Hey Brah! 13 Hawaiian Pidgin Terms to Master Before You Visit


You might already be familiar with French, Italian, German, Spanish, and Chinese. However, all across the globe, some people also speak pidgin. Not a native language, pidgin comes about when two or more groups don’t share a common language. In order to communicate, they develop something new, called a pidgin language. Many of these have come about due to one thing and one thing only: business. Pidgin languages developed for trade, maritime activities, and, simply, to do business between groups who didn’t share a common tongue.

In Hawaii, pidgin is a part of the state’s very makeup.
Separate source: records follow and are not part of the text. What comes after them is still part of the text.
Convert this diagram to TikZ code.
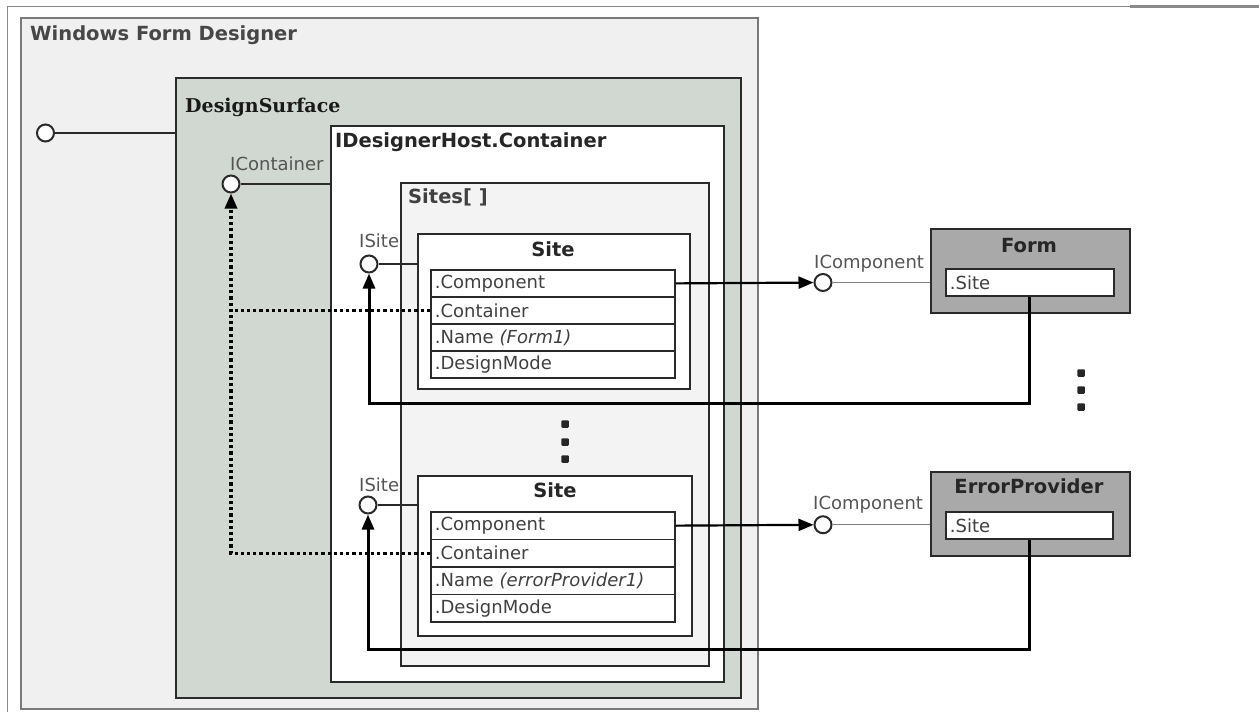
\documentclass[tikz,border=0pt]{standalone}
\usepackage{fontspec}
\setmainfont{DejaVu Sans}
\newfontfamily\dsserif{DejaVu Serif}
\usetikzlibrary{arrows.meta}
\definecolor{wfdfill}{HTML}{F0F0F0}
\definecolor{wfdedge}{HTML}{7A7A7A}
\definecolor{dsfill}{HTML}{D1D7D1}
\definecolor{sitesfill}{HTML}{F3F3F3}
\definecolor{compfill}{HTML}{A9A9A9}
\definecolor{edge}{HTML}{2A2A2A}
\definecolor{labelgrey}{HTML}{555555}
\definecolor{rowtext}{HTML}{404040}
\definecolor{titlegrey}{HTML}{474747}
\definecolor{framegrey}{HTML}{8A8A8A}
\newcommand\fReg{\fontsize{18}{21}\selectfont}
\newcommand\fBold{\fontsize{19.5}{22}\selectfont\bfseries}
\begin{document}
\begin{tikzpicture}[x=1pt,y=-1pt,
  box/.style={draw=edge, line width=2pt, anchor=north west, inner sep=0pt},
  row/.style={draw=edge, line width=1.8pt, fill=white, anchor=north west,
    minimum height=27pt, text width=236pt, inner xsep=4pt, inner ysep=0pt,
    align=left, font=\fReg, text=rowtext},
  rowb/.style={row, minimum height=27.5pt},
  circ/.style={circle, draw=edge, line width=2pt, fill=white, minimum size=17pt, inner sep=0pt},
  link/.style={draw=edge, line width=1.8pt},
  comp/.style={draw=black, line width=2.2pt},
  ret/.style={draw=black, line width=3pt},
  dotline/.style={draw=black, line width=3.2pt, dash pattern=on 3.2pt off 3pt},
  arrowtip/.style={-{Triangle[length=15pt,width=12pt]}},
  sq/.style={fill=black!85, minimum size=7.5pt, inner sep=0pt, rounded corners=1pt},
  title/.style={anchor=base west, inner sep=0pt, font=\fBold, text=black!85},
  ctitle/.style={anchor=base, inner sep=0pt, font=\fBold, text=black!85},
  lab/.style={anchor=base west, inner sep=0pt, font=\fReg, text=labelgrey}
]
\useasboundingbox (0,0) rectangle (1259,712);
\fill[white] (0,0) rectangle (1259,712);
\draw[framegrey, line width=1pt] (7,712) -- (7,6) -- (1259,6);
\draw[framegrey, line width=2.2pt] (1130,6.5) -- (1259,6.5);

% containers
\node[box, draw=wfdedge, fill=wfdfill, minimum width=737pt, minimum height=691pt] (wfd) at (20,17) {};
\node[box, fill=dsfill, minimum width=565pt, minimum height=620pt] (ds) at (175,77) {};
\node[box, fill=white, minimum width=393pt, minimum height=556pt] (idh) at (330,125) {};
\node[box, fill=sitesfill, minimum width=308pt, minimum height=483pt] (sites) at (400,182) {};
\node[box, fill=white, minimum width=272pt, minimum height=155pt] (site1) at (417,233) {};
\node[box, fill=white, minimum width=274pt, minimum height=160pt] (site2) at (417,475) {};

% titles
\node[title, text=titlegrey] (twfd) at (30,40) {Windows Form Designer};
\node[anchor=base west, inner sep=0pt, font={\dsserif\fontsize{19}{22}\selectfont\bfseries}, text=black!90] (tds) at (185,112) {DesignSurface};
\node[title] (tidh) at (335,147) {IDesignerHost.Container};
\node[title, text=black!75] (tsites) at (408,203) {Sites[ ]};
\node[ctitle] (tsite1) at (553,256) {Site};
\node[ctitle] (tsite2) at (555,497) {Site};

% site tables
\node[row] (s1comp) at (430,269) {.Component};
\node[row] (s1cont) at (430,296) {.Container};
\node[row] (s1name) at (430,323) {.Name \textit{(Form1)}};
\node[row] (s1mode) at (430,350) {.DesignMode};
\node[rowb] (s2comp) at (430,511) {.Component};
\node[rowb] (s2cont) at (430,538.5) {.Container};
\node[rowb] (s2name) at (430,566) {.Name \textit{(errorProvider1)}};
\node[rowb] (s2mode) at (430,593.5) {.DesignMode};

% components
\node[box, fill=compfill, minimum width=199pt, minimum height=84pt] (form) at (930,228) {};
\node[row, text width=160pt] (fsite) at (945,268) {.Site};
\node[ctitle] (tform) at (1029,252) {Form};
\node[box, fill=compfill, minimum width=199pt, minimum height=84pt] (err) at (930,471) {};
\node[row, text width=159pt] (esite) at (945,511) {.Site};
\node[ctitle] (terr) at (1029,493) {ErrorProvider};

% interface labels
\node[lab] (ticont) at (230,170) {IContainer};
\node[lab] (tis1) at (359,247) {ISite};
\node[lab] (tis2) at (359,491) {ISite};
\node[lab] (tic1) at (814,268) {IComponent};
\node[lab] (tic2) at (813,509) {IComponent};

% lollipops
\node[circ] (c0) at (45.5,133) {};
\node[circ] (icont) at (231,184) {};
\node[circ] (is1) at (369,264) {};
\node[circ] (is2) at (368,505) {};
\node[circ] (ic1) at (823,282.5) {};
\node[circ] (ic2) at (823,524.75) {};
\coordinate (rt1) at (369,403);
\coordinate (rt2) at (368,649);

\draw[link] (c0) -- (c0 -| ds.west);
\draw[link] (icont) -- (icont -| idh.west);
\draw[link] (is1) -- (is1 -| site1.west);
\draw[link] (is2) -- (is2 -| site2.west);
\draw[link, draw=gray, line width=1.4pt] (ic1) -- (ic1 -| form.west);
\draw[link, draw=gray, line width=1.4pt] (ic2) -- (ic2 -| err.west);

\draw[comp, arrowtip] (s1comp.east) -- (ic1);
\draw[comp, arrowtip] (s2comp.east) -- (ic2);
\draw[ret, arrowtip] (fsite.south) |- (rt1) -- (is1);
\draw[ret, arrowtip] (esite.south) |- (rt2) -- (is2);
\draw[dotline] (s1cont.west) -- (s1cont.west -| icont);
\draw[dotline, arrowtip] (s2cont.west) -| (icont);

% ellipsis marks
\node[sq] (d1) at (565,424) {};
\node[sq] (d2) at (565,442) {};
\node[sq] (d3) at (565,459) {};
\node[sq] (d4) at (1081,373) {};
\node[sq] (d5) at (1081,390) {};
\node[sq] (d6) at (1081,407) {};
\end{tikzpicture}
\end{document}
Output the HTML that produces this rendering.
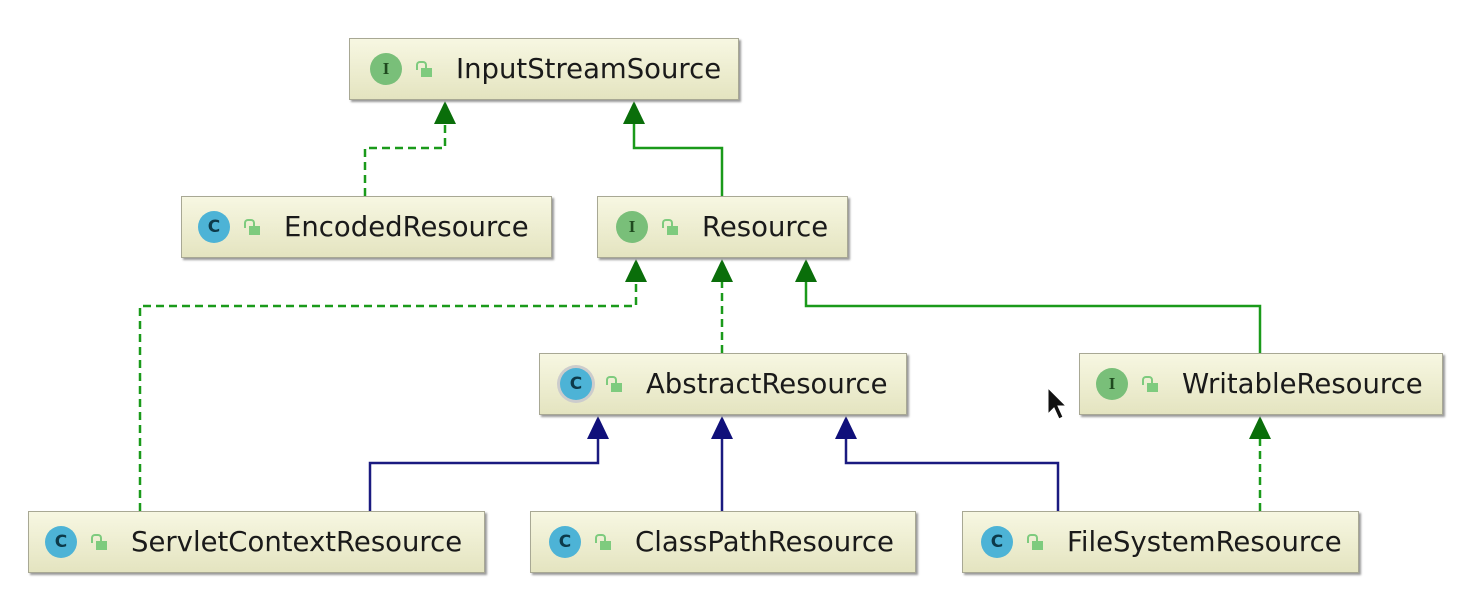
<!DOCTYPE html>
<html><head><style>
body{margin:0;width:1482px;height:614px;background:#fff;position:relative;overflow:hidden;font-family:"DejaVu Sans","Liberation Sans",sans-serif}
.b{position:absolute;height:62px;box-sizing:border-box;border:1px solid #a8a894;background:linear-gradient(#f7f7e2,#e4e4c0);box-shadow:2px 2px 2px #999;display:flex;align-items:center;font-size:27.5px;color:#1a1a1a}
.ic{width:32px;height:32px;border-radius:50%;display:inline-flex;align-items:center;justify-content:center;font-size:17px;font-weight:bold;font-family:"Liberation Serif",serif;margin-right:14px;flex:none}
.I{background:#79bf79;color:#1f4a1f}
.C{background:#4db3d6;color:#0d3a4a;font-family:"DejaVu Sans",sans-serif}
.lk{width:16px;height:16px;margin-right:24px;position:relative;flex:none}
.lk:before{content:"";position:absolute;left:0;top:0;width:7px;height:7px;border:2px solid #7ecb7e;border-bottom:none;border-radius:4px 4px 0 0}
.lk:after{content:"";position:absolute;left:5px;top:7px;width:11px;height:9px;background:#7ecb7e}
svg{position:absolute;left:0;top:0}
</style></head><body>
<svg width="1482" height="614">
<g fill="none" stroke-width="2.5">
<path d="M365 196V148H445V118" stroke="#1a9a1a" stroke-dasharray="8,5"/>
<path d="M722 196V148H634V118" stroke="#1a9a1a"/>
<path d="M140 511V306H636V276" stroke="#1a9a1a" stroke-dasharray="8,5"/>
<path d="M722 353V276" stroke="#1a9a1a" stroke-dasharray="8,5"/>
<path d="M1260 353V306H806V276" stroke="#1a9a1a"/>
<path d="M1260 511V433" stroke="#1a9a1a" stroke-dasharray="8,5"/>
<path d="M370 511V463H598V433" stroke="#1a1a80"/>
<path d="M722 511V433" stroke="#1a1a80"/>
<path d="M1058 511V463H846V433" stroke="#1a1a80"/>
</g>
<g fill="#0a6e0a">
<path d="M445 101L434 124H456Z"/><path d="M634 101L623 124H645Z"/>
<path d="M636 259L625 282H647Z"/><path d="M722 259L711 282H733Z"/><path d="M806 259L795 282H817Z"/>
<path d="M1260 416L1249 439H1271Z"/>
</g>
<g fill="#10107a">
<path d="M598 416L587 439H609Z"/><path d="M722 416L711 439H733Z"/><path d="M846 416L835 439H857Z"/>
</g>
<path d="M1048 388V414L1054 408L1059 419L1063 417L1058 406H1066Z" fill="#111" stroke="#fff" stroke-width="1"/>
</svg>
<div class="b" style="left:349px;top:38px;width:390px;padding-left:20px"><span class="ic I">I</span><span class="lk"></span>InputStreamSource</div>
<div class="b" style="left:181px;top:196px;width:371px;padding-left:16px"><span class="ic C">C</span><span class="lk"></span>EncodedResource</div>
<div class="b" style="left:597px;top:196px;width:251px;padding-left:18px"><span class="ic I">I</span><span class="lk"></span>Resource</div>
<div class="b" style="left:539px;top:353px;width:368px;padding-left:20px"><span class="ic C" style="box-shadow:0 0 0 3px #ccc">C</span><span class="lk"></span>AbstractResource</div>
<div class="b" style="left:1079px;top:353px;width:364px;padding-left:16px"><span class="ic I">I</span><span class="lk"></span>WritableResource</div>
<div class="b" style="left:28px;top:511px;width:457px;padding-left:16px"><span class="ic C">C</span><span class="lk"></span>ServletContextResource</div>
<div class="b" style="left:530px;top:511px;width:386px;padding-left:18px"><span class="ic C">C</span><span class="lk"></span>ClassPathResource</div>
<div class="b" style="left:962px;top:511px;width:397px;padding-left:18px"><span class="ic C">C</span><span class="lk"></span>FileSystemResource</div>
</body></html>
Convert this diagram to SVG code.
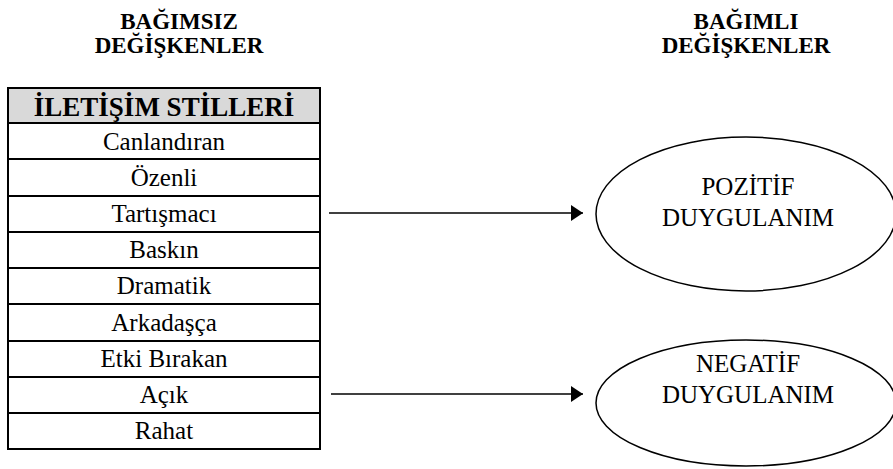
<svg xmlns="http://www.w3.org/2000/svg" width="893" height="469" viewBox="0 0 893 469">
  <style>
    .t { font-family: "Liberation Serif", "Times New Roman", serif; fill: #000; text-anchor: middle; }
    .b { font-weight: bold; }
    .row { font-size: 25px; }
    .cell { fill: #fff; stroke: #000; stroke-width: 2; }
    .ell { fill: #fff; stroke: #000; stroke-width: 1.5; }
    .conn { stroke: #000; stroke-width: 1.5; fill: none; marker-end: url(#arr); }
  </style>
  <defs>
    <marker id="arr" viewBox="0 0 12 16" refX="12" refY="8" markerWidth="12" markerHeight="16" markerUnits="userSpaceOnUse" orient="auto">
      <path d="M0,0 L12,8 L0,16 Z" fill="#000"/>
    </marker>
  </defs>
  <rect width="893" height="469" fill="#fff"/>

  <g id="title-independent">
    <text class="t b" x="179" y="29" font-size="23">BAĞIMSIZ</text>
    <text class="t b" x="179" y="53" font-size="23">DEĞİŞKENLER</text>
  </g>
  <g id="title-dependent">
    <text class="t b" x="746" y="29" font-size="23">BAĞIMLI</text>
    <text class="t b" x="746" y="53" font-size="23">DEĞİŞKENLER</text>
  </g>

  <g id="iletisim-stilleri">
    <rect x="8" y="88" width="312" height="35" fill="#d9d9d9" stroke="#000" stroke-width="2"/>
    <text class="t b" x="164" y="116" font-size="27">İLETİŞİM STİLLERİ</text>
    <rect class="cell" x="8" y="123" width="312" height="36"/>
    <text class="t row" x="164" y="150">Canlandıran</text>
    <rect class="cell" x="8" y="159" width="312" height="37"/>
    <text class="t row" x="164" y="186">Özenli</text>
    <rect class="cell" x="8" y="196" width="312" height="36"/>
    <text class="t row" x="164" y="222">Tartışmacı</text>
    <rect class="cell" x="8" y="232" width="312" height="36"/>
    <text class="t row" x="164" y="258">Baskın</text>
    <rect class="cell" x="8" y="268" width="312" height="36"/>
    <text class="t row" x="164" y="294">Dramatik</text>
    <rect class="cell" x="8" y="304" width="312" height="37"/>
    <text class="t row" x="164" y="331">Arkadaşça</text>
    <rect class="cell" x="8" y="341" width="312" height="36"/>
    <text class="t row" x="164" y="367">Etki Bırakan</text>
    <rect class="cell" x="8" y="377" width="312" height="36"/>
    <text class="t row" x="164" y="403">Açık</text>
    <rect class="cell" x="8" y="413" width="312" height="36"/>
    <text class="t row" x="164" y="439">Rahat</text>
  </g>

  <g id="pozitif-duygulanim">
    <ellipse class="ell" cx="746" cy="214" rx="150" ry="77"/>
    <text class="t" x="748" y="195" font-size="25">POZİTİF</text>
    <text class="t" x="748" y="226" font-size="25">DUYGULANIM</text>
  </g>
  <g id="negatif-duygulanim">
    <ellipse class="ell" cx="746" cy="403" rx="150" ry="63"/>
    <text class="t" x="748" y="372" font-size="25">NEGATİF</text>
    <text class="t" x="748" y="403" font-size="25">DUYGULANIM</text>
  </g>

  <g id="connectors">
    <line class="conn" x1="329" y1="213" x2="583" y2="213"/>
    <line class="conn" x1="331" y1="394" x2="583" y2="394"/>
  </g>
</svg>
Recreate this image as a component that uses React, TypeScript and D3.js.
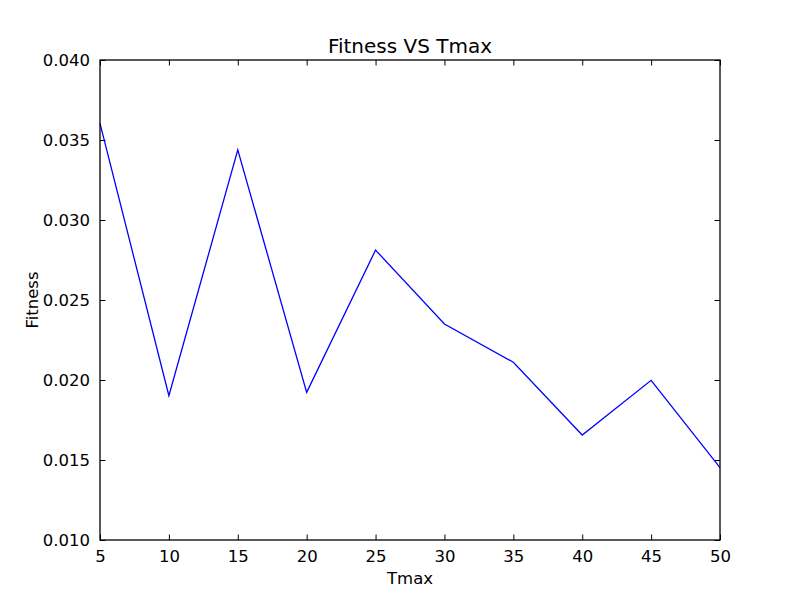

In fact, the U.S. Census just recently recognized Hawaiian Pidgin as one of the official languages spoken on the islands. The history of Hawaiian Pidgin is linked to the wave of immigrants on the islands. Overtime, several pidgin words and phrases have made their way into everyday life on the islands. If you’re visiting Hawaii and want to understand this unique language, try to familiarize yourself with these common words and phrases!


When you can’t quite think of the word you want to use, Hawaiians might say da kine. Literally meaning, “the kind,” da kine can sometimes be used in the context of saying “the real thing.”

Fo real

Most non-Hawaiian pidgin speakers can guess what this pidgin term means. Fo real is often said to express that something is “for real”. It can also be used as a question to state something like “Really?”.


One of the most common Hawaiian pidgin terms is that of brah, meaning “brother”. And, as you might’ve guessed, a brah doesn’t have to be your brother by blood.

Chicken skin

While chicken skin might mean a different thing to English-speaking travelers, Hawaiian Pidgin uses this phrase when describing what most call “goosebumps”.

To da max

If you need to add some emphasis to what you’re saying, Hawaiian pidgin calls for “To da max.” It not only provides emphasis, but also can refer literally to a “no limits” situation.

Mo bettah

If you want to express something that is excellent, you can’t go wrong putting your Hawaiian pidgin in practice with mo bettah.

Broke Da Mouth

When you travel to Hawaii, you will certainly want to try the local cuisine! Whether that means visiting a local restaurant or a traditional luau, you might hear the phrase broke da mouth or broke da mout. This is a useful Pidgin

Holo Holo

Have you ever had the desire to wander with no real purpose? Sometimes, roaming aimlessly can be an adventure by itself! It probably won’t surprise you that there’s a Pidgin word that means “to wander without direction or cruise around”. That word is holo holo. It’s derived from the official Hawaiian word holoholo (with no space) which means to stroll or promenade.


To native English speakers, it’s probably obvious that howzit is a combination of the words “how”, “is”, and “it”. You’ll likely hear howzit a good deal while traveling throughout Hawaii. Native Hawaiians seem to enjoy greeting new people and talking with them. Howzit is their way of saying, “Hey! How’s it going?” or “How are you?”


The word kōkua means “help” or “assistance”. You might see the word on signs in a local Hawaiian area. The most likely scenario is to hear this word in conjunction with mahalo when someone expresses gratitude for the help received. As a visitor, it’s important to recognize the word for “help”. Hopefully you’d never have a need to use this word, but it’d be disrespectful for you to ignore a request for help from a native. If you see or hear kōkua followed by luau, the phrase is referring to assistance in the form of a contribution.


Pau (pronounced “pow”) it’s used when a task is finished or something is completed. It means “all gone”, “no more”, or “time’s up”. If you hear pau hana, that means “after work”. That phrase refers to the best Happy Hours you can find on the islands! Be mindful not to use pau when referring to something that’s dead, though…the correct term for that is make (mah-kay).

Talk Story

There’s a normal conversation, and then there’s a “talk story”. That’s how the islanders call “catching up” or gossiping with their friends or family. It’s an activity that can last far into the night, and a social occasion more than a simple relaying of facts.


As an outsider on the islands, you might hear some natives say malihini. It means “outsider”, “stranger”, or “non-islander”. Native Hawaiians use it regarding tourists (you know, those ones wearing socks and shoes). So, as someone who just arrived after scoring those cheap domestic flights, you might just hear the word malihini a lot when you’re around!